HDP eşbaşkanları Selahattin Demirtaş ve Figen Yüksekdağ’ın
“dokunulmaz-lıklarının kaldırılması” gündemde.
Hukukçu şapkamı giyiyorum, “Herkes kanun önünde eşittir. Suçsuz
ceza ve cezasız suç olmaz” ilkesini düşünüyorum.
Ancak...
“Gerçekten bir suç işlenmiş mi ve eğer öyleyse bunun kararını
verecek merci mahkemedir.”
Milletvekilleri “dokunulmazlık” zırhı içinde oldukları için
mahkemelerde yargılanmaları yolu “şartlı” kapalıdır.
O şart ise TBMM Genel Kurulu’nun karar vermesidir.
Fezleke yazılır.
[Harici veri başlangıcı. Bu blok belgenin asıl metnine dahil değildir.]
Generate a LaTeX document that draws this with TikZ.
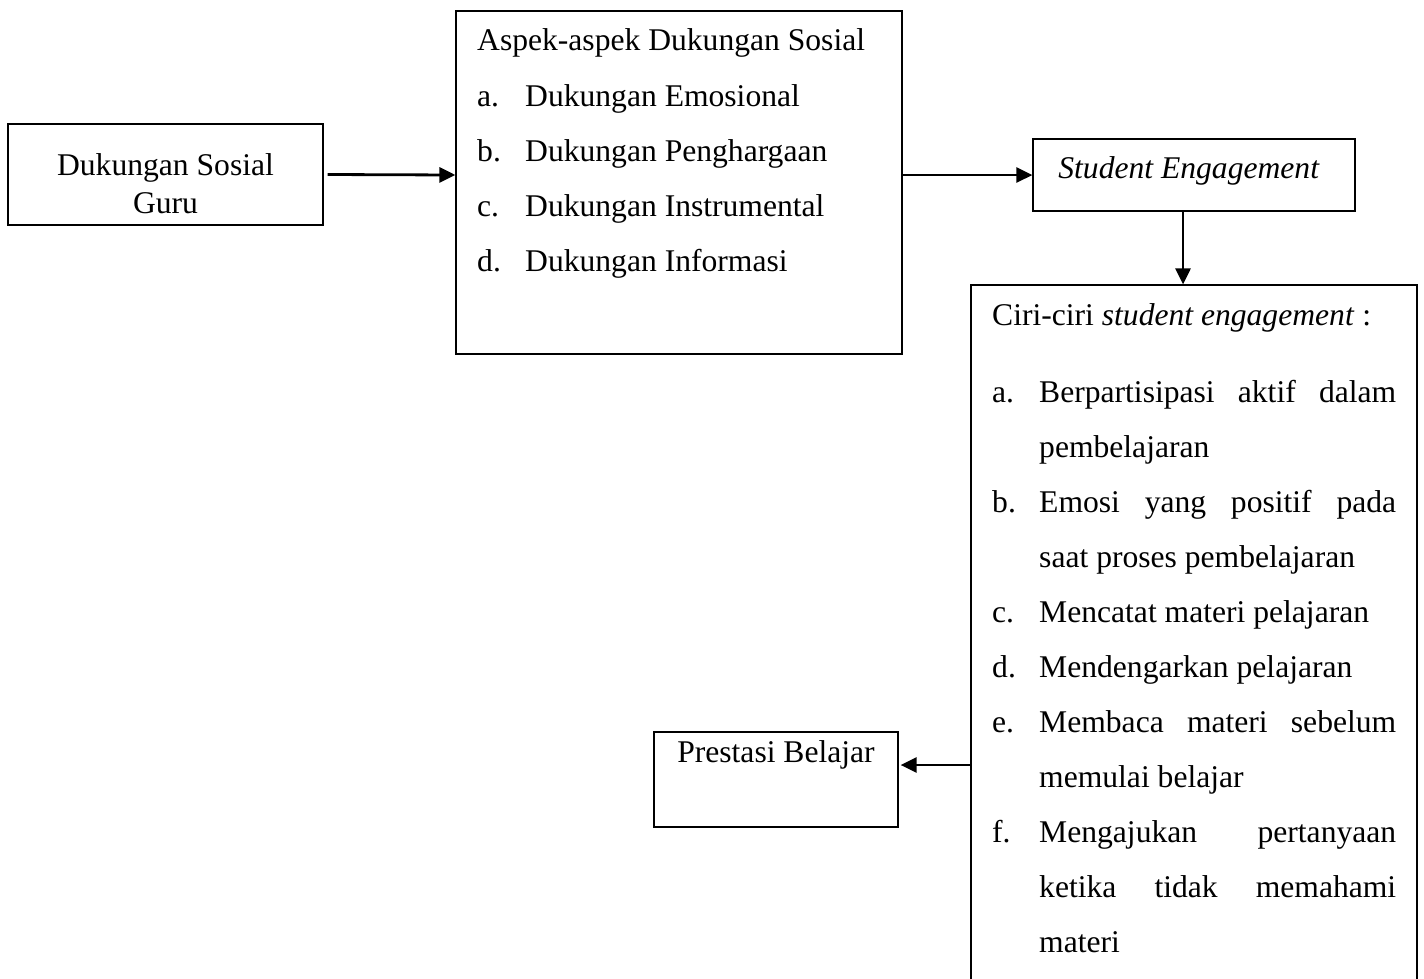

Önce Adalet Bakanlığı’na gönderilir.
Adalet Bakanlığı bu fezlekeyi Meclis Başkanı’na sunar.
Meclis iç tüzüğü hükümleri işler.
Ve...
Oylama için Genel Kurul’a iner.
Milletvekili ancak bu aşamadan sonra yargılanır.
Süreç böyledir.
YA DİĞER EŞİTLİK
YANİ...
“Dokunulmazlık” var diye kimse “suç işleme ve cezadan gayri olmak
özgürlüğüne” sahip değildir.
Peki...
Madem...
“Kanun önünde herkes eşittir” ilkesi var ve bunun adı “hukukun
(kanunun) objektifliğidir.” O halde Meclis’te bekleyen çok sayıda
“dokunulmazlığın kaldırılması” fezlekesi de Genel Kurul’a inmeli ve
oylanmalıdır. Öyle değil mi?
O fezlekeler içinde “yüz kızartıcı suç” iddiaları da var.